Tuesday, March 6, 2018

9 Thing's Trauma Parents Need

We need people to listen. I sometimes fear I sound like a broken record when I share details of parenting brain challenged children. My children have various levels of trauma and brain damage so our lives are spent preventing behavior's. Sadly, we are finding that while our children grow physically, in a lot of ways their past trauma still has a huge impact on them.

We need empathy, not sympathy. A smile, encouraging word, or hug means so much. Don't feel sorry for us. We realize what a privilege it is to parent our precious children, but we sometime's lose sight of that. When we begin to feel that meeting their needs is more of a burden than a privilege, your kind words may be just what we need to help us get our thinking back on track.

We need friends who aren't in the trenches of trauma and brain abnormalities. It is healing to be able to unload your latest "poop fiasco," to a friend who can share her own horror stories in that arena, but we need friends with whom we can talk about everyday things like flowers, coffee and the latest book that just came out.

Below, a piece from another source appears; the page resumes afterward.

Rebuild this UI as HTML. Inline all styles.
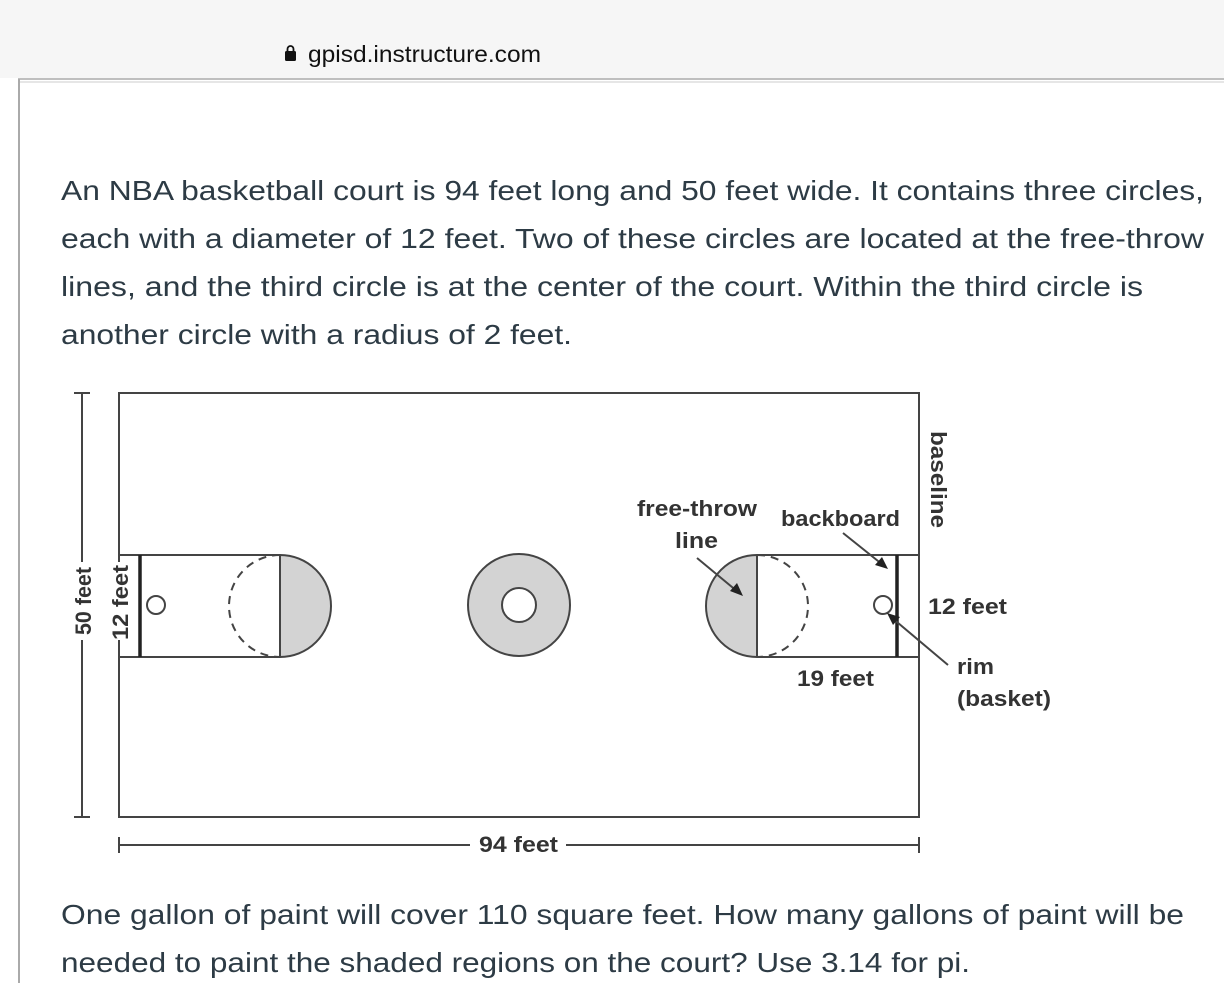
<!DOCTYPE html>
<html><head><meta charset="utf-8"><style>
html,body{margin:0;padding:0;background:#fff;}
svg{display:block;}
</style></head><body>
<svg width="1224" height="983" viewBox="0 0 1224 983" xmlns="http://www.w3.org/2000/svg">
<rect x="0" y="0" width="1224" height="78" fill="#f6f6f6"/>
<line x1="18" y1="79" x2="1224" y2="79" stroke="#aaa" stroke-width="1.5"/>
<line x1="18" y1="82" x2="1224" y2="82" stroke="#ccc" stroke-width="1"/>
<line x1="19" y1="79" x2="19" y2="983" stroke="#aaa" stroke-width="2"/>
<!-- lock -->
<rect x="285" y="51" width="11" height="10" rx="1.5" fill="#111"/>
<path d="M287.5 52 v-3 a3 3 0 0 1 6 0 v3" fill="none" stroke="#111" stroke-width="1.8"/>
<text x="308" y="62" font-family="Liberation Sans, sans-serif" font-size="23" fill="#111" textLength="233" lengthAdjust="spacingAndGlyphs">gpisd.instructure.com</text>

<g font-family="Liberation Sans, sans-serif" font-size="28" fill="#2d3b45">
<text x="61" y="200" textLength="1143" lengthAdjust="spacingAndGlyphs">An NBA basketball court is 94 feet long and 50 feet wide. It contains three circles,</text>
<text x="61" y="248" textLength="1143" lengthAdjust="spacingAndGlyphs">each with a diameter of 12 feet. Two of these circles are located at the free-throw</text>
<text x="61" y="296" textLength="1082" lengthAdjust="spacingAndGlyphs">lines, and the third circle is at the center of the court. Within the third circle is</text>
<text x="61" y="344" textLength="511" lengthAdjust="spacingAndGlyphs">another circle with a radius of 2 feet.</text>
<text x="61" y="924" textLength="1123" lengthAdjust="spacingAndGlyphs">One gallon of paint will cover 110 square feet. How many gallons of paint will be</text>
<text x="61" y="972" textLength="909" lengthAdjust="spacingAndGlyphs">needed to paint the shaded regions on the court? Use 3.14 for pi.</text>
</g>

<g stroke="#444" stroke-width="2" fill="none">
<rect x="119" y="393" width="800" height="424"/>
<!-- left key -->
<line x1="119" y1="555" x2="280" y2="555"/>
<line x1="119" y1="657" x2="280" y2="657"/>
<path d="M280 555 A51 51 0 0 1 280 657 Z" fill="#d3d3d3"/>
<line x1="280" y1="555" x2="280" y2="657"/>
<path d="M280 555 A51 51 0 0 0 280 657" stroke-dasharray="8 6"/>
<line x1="140" y1="555" x2="140" y2="657" stroke="#222" stroke-width="3.5"/>
<circle cx="156" cy="605" r="9" fill="#fff"/>
<!-- center -->
<circle cx="519" cy="605" r="51" fill="#d3d3d3"/>
<circle cx="519" cy="605" r="17" fill="#fff"/>
<!-- right key -->
<line x1="757" y1="555" x2="919" y2="555"/>
<line x1="757" y1="657" x2="919" y2="657"/>
<path d="M757 555 A51 51 0 0 0 757 657 Z" fill="#d3d3d3"/>
<line x1="757" y1="555" x2="757" y2="657"/>
<path d="M757 555 A51 51 0 0 1 757 657" stroke-dasharray="8 6"/>
<line x1="897" y1="555" x2="897" y2="657" stroke="#222" stroke-width="3.5"/>
<circle cx="883" cy="605" r="9" fill="#fff"/>
<!-- dimension lines -->
<line x1="82" y1="393" x2="82" y2="817"/>
<line x1="74" y1="393" x2="90" y2="393"/>
<line x1="74" y1="817" x2="90" y2="817"/>
<line x1="119" y1="837" x2="119" y2="853"/>
<line x1="919" y1="837" x2="919" y2="853"/>
<line x1="119" y1="845" x2="919" y2="845"/>
<!-- arrows -->
<line x1="697" y1="558" x2="738" y2="592"/>
<line x1="843" y1="533" x2="883" y2="565"/>
<line x1="948" y1="665" x2="891" y2="617"/>
</g>
<g fill="#222">
<polygon points="743,596 730,591 737,583"/>
<polygon points="888,569 875,565 882,557"/>
<polygon points="887,613 900,617 893,625"/>
</g>
<!-- white gaps for labels -->
<rect x="68" y="562" width="28" height="78" fill="#fff"/>
<rect x="108" y="562" width="26" height="78" fill="#fff"/>
<rect x="470" y="830" width="96" height="30" fill="#fff"/>
<g font-family="Liberation Sans, sans-serif" font-weight="bold" font-size="22" fill="#333">
<text transform="translate(91,635) rotate(-90)" textLength="68" lengthAdjust="spacingAndGlyphs">50 feet</text>
<text transform="translate(128,640) rotate(-90)" textLength="75" lengthAdjust="spacingAndGlyphs">12 feet</text>
<text transform="translate(931,431) rotate(90)" textLength="97" lengthAdjust="spacingAndGlyphs">baseline</text>
<text x="637" y="516" textLength="120" lengthAdjust="spacingAndGlyphs">free-throw</text>
<text x="675" y="548" textLength="43" lengthAdjust="spacingAndGlyphs">line</text>
<text x="781" y="526" textLength="119" lengthAdjust="spacingAndGlyphs">backboard</text>
<text x="928" y="614" textLength="79" lengthAdjust="spacingAndGlyphs">12 feet</text>
<text x="797" y="686" textLength="77" lengthAdjust="spacingAndGlyphs">19 feet</text>
<text x="957" y="674" textLength="37" lengthAdjust="spacingAndGlyphs">rim</text>
<text x="957" y="706" textLength="94" lengthAdjust="spacingAndGlyphs">(basket)</text>
<text x="479" y="852" textLength="79" lengthAdjust="spacingAndGlyphs">94 feet</text>
</g>
</svg>
</body></html>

We need people who will encourage us to step out of our trauma life from time to time. It is so easy to get caught up in the chaos of day to day life that we forget to maintain relationships. Constantly having to think ahead to avert a melt downs drains my brain so that the thought of planning, going and doing seem's overwhelming. Then I just stay home. This isn't healthy.

We need people who won't give up on our friendship. I shudder to think of how many times I have forgotten to return a phone call, forgotten a birthday, forgotten an anniversary.... caring for brain challenged children is a full time job, but we still long to be connected with people. Sadly sometimes a full brain means we simply forget. A special thanks to all my wonderful friends out there who continue to include us, even though we are forgetful.

We need people to pray for us. I cannot count how many times I was sharing a particular struggle and a friend said, "I will be praying for you!" That means so much. I have two people who often assure me of their prayers. It makes me feel so unworthy! They have their own family's to care for, but they take the time to pray for us! What a gift!

We need people to acknowledge our pain.  When someone comes alongside you during a dark moment and says, "I see you doing hard things, and I just want you to know that I care," it somehow makes you feel as though you can climb mountains.``

We need people to remind us that God has a purpose and plan for both us and our children. It is easy to lose sight of the fact that there is a reason for the struggle's we face. We need to be reminded that even though it feels as though we are losing ground, God is in control.

We need a break. Getting a babysitter can be tough, but there are times when you need some time away from the chaos to regroup and refresh your brain.